Soma has to be purchased because it was stolen from the heavens — and the price is paid so as to silence its keepers, the Gandharvas. Devastating violence first, then an exchange that gives an illusion of fairness: this is not only the relationship that men have with the sky, but also that of the gods when they still had to conquer it.
The exchange appears in relation to an injury. More to cover it up than to heal it. The violence that took place in the heavens with the abduction of the soma cannot remain unanswered, but the answer can only be a reasonable and misleading one: a price for something that could not be substituted. The substitution arises in relationship to something it does not have the power to substitute. The hýbris of exchange is fully revealed when it claims to bring about substitution of something that cannot be substituted. And what is it that cannot be substituted? The soma. Only in relation to soma does exchange show itself in all its greed forcing into submission the totality of all that is.
* * *
If we first ask ourselves what are meters, the answer has to be that they are footprints. Footprints in which someone else puts their feet. And in putting their feet there they enter into the being of the one who has left the first footprint. This happens with the tracks of the cow that is used to obtain the soma : “He follows her, stepping into seven of her tracks; thus he takes possession of her.” The cow is Vāc, Speech: as a resplendent woman she charmed the Gandharvas and finally abandoned them, preferring the frivolous songs of the gods to their pious liturgical chants.
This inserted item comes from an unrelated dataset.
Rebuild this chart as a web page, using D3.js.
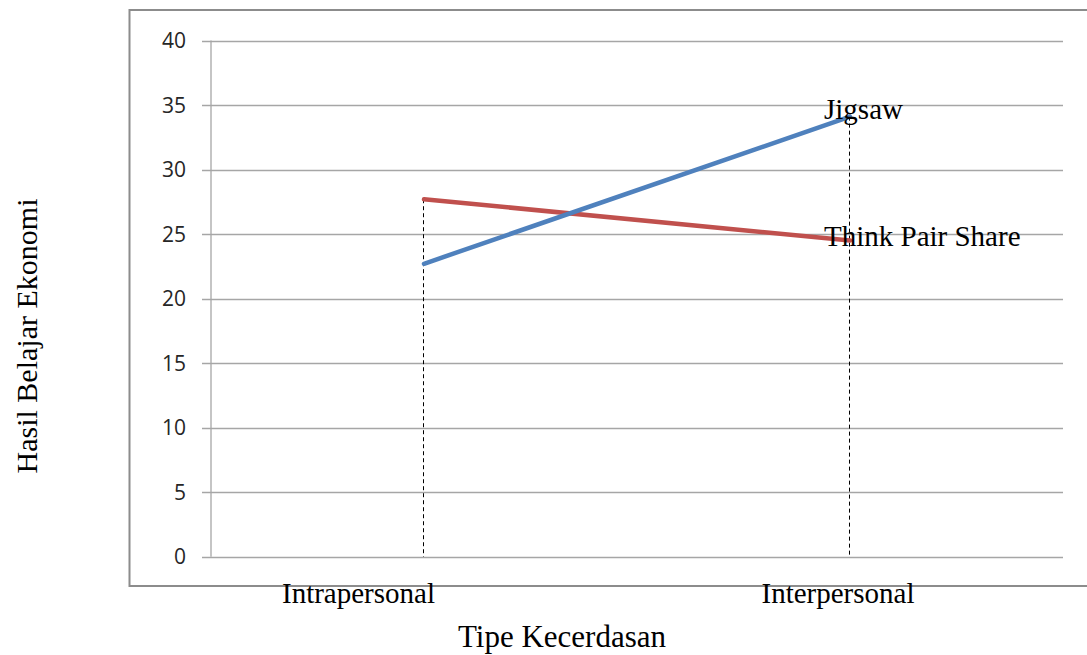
<!DOCTYPE html>
<html><head><meta charset="utf-8">
<script src="https://cdn.jsdelivr.net/npm/d3@7"></script>
<style>body{margin:0;background:#fff}svg{display:block}</style>
</head><body><svg id="c" width="1087" height="655"></svg>
<script>
const categories = ["Intrapersonal", "Interpersonal"];
const jigsaw = [22.7, 34.1];
const tps = [27.7, 24.5];
const yTicks = [0, 5, 10, 15, 20, 25, 30, 35, 40];
const seriesNames = ["Jigsaw", "Think Pair Share"];

const svg = d3.select("#c");
const x = d3.scalePoint().domain(categories).range([211, 1063]).padding(0.5);
const y = d3.scaleLinear().domain([0, 40]).range([556.7, 40.5]);

// outer frame
svg.append("rect").attr("x", 129.5).attr("y", 10).attr("width", 1000).attr("height", 576)
  .attr("fill", "none").attr("stroke", "#8c8c8c").attr("stroke-width", 2);

// gridlines
svg.append("g").selectAll("line").data(yTicks).join("line")
  .attr("x1", 202).attr("x2", 1063).attr("y1", d => Math.round(y(d)) + 0.5).attr("y2", d => Math.round(y(d)) + 0.5)
  .attr("stroke", "#a6a6a6").attr("stroke-width", 1.3);
// y axis line
svg.append("line").attr("x1", 211).attr("x2", 211).attr("y1", y(40)).attr("y2", y(0))
  .attr("stroke", "#a6a6a6").attr("stroke-width", 1.3);

// y tick labels
svg.append("g").selectAll("text").data(yTicks).join("text")
  .attr("x", 186).attr("y", d => y(d)).attr("dy", "0.36em").attr("text-anchor", "end")
  .attr("font-family", "'Open Sans', 'DejaVu Sans', sans-serif").attr("font-size", 21).attr("fill", "#262626")
  .text(d => d);

// dashed drop lines
const dropVals = categories.map((c, i) => Math.max(jigsaw[i], tps[i]));
svg.append("g").selectAll("line").data(categories).join("line")
  .attr("x1", d => Math.round(x(d)) - 0.5).attr("x2", d => Math.round(x(d)) - 0.5)
  .attr("y1", (d, i) => y(dropVals[i])).attr("y2", y(0))
  .attr("stroke", "#000").attr("stroke-width", 1).attr("stroke-dasharray", "4,3");

const line = d3.line().x((d, i) => x(categories[i])).y(d => y(d));
svg.append("path").datum(tps).attr("d", line).attr("fill", "none")
  .attr("stroke", "#c0504d").attr("stroke-width", 4.5).attr("stroke-linecap", "round");
svg.append("path").datum(jigsaw).attr("d", line).attr("fill", "none")
  .attr("stroke", "#4f81bd").attr("stroke-width", 4.5).attr("stroke-linecap", "round");

const serif = "'Liberation Serif', 'Times New Roman', serif";
// series labels
svg.append("text").attr("x", 824).attr("y", 119).attr("font-family", serif).attr("font-size", 29).text(seriesNames[0]);
svg.append("text").attr("x", 824).attr("y", 246).attr("font-family", serif).attr("font-size", 29).text(seriesNames[1]);

// category labels
const catOffset = [-65.5, -12];
svg.append("g").selectAll("text").data(categories).join("text")
  .attr("x", (d, i) => x(d) + catOffset[i]).attr("y", 603).attr("text-anchor", "middle")
  .attr("font-family", serif).attr("font-size", 29).text(d => d);

// axis titles
svg.append("text").attr("x", 562).attr("y", 647).attr("text-anchor", "middle")
  .attr("font-family", serif).attr("font-size", 31).text("Tipe Kecerdasan");
svg.append("text").attr("transform", "translate(37,336) rotate(-90)").attr("text-anchor", "middle")
  .attr("font-family", serif).attr("font-size", 30).text("Hasil Belajar Ekonomi");
</script></body></html>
But Vāc has to be wooed — and so too the cow that is sold to obtain soma. Among its gifts there is this: to have marked out the first rhythm, a step, which men would then imitate. But it is essential that such a measure is external to man, that it originates from another being. Speech is a desirable woman or an animal that is used as currency. In any event, the sound that erupts from the depths of man, and would seem to be a part of him like a groan, is instead external, indeed it is the first visible being that he desires, even if she is now no more than a succession of tracks.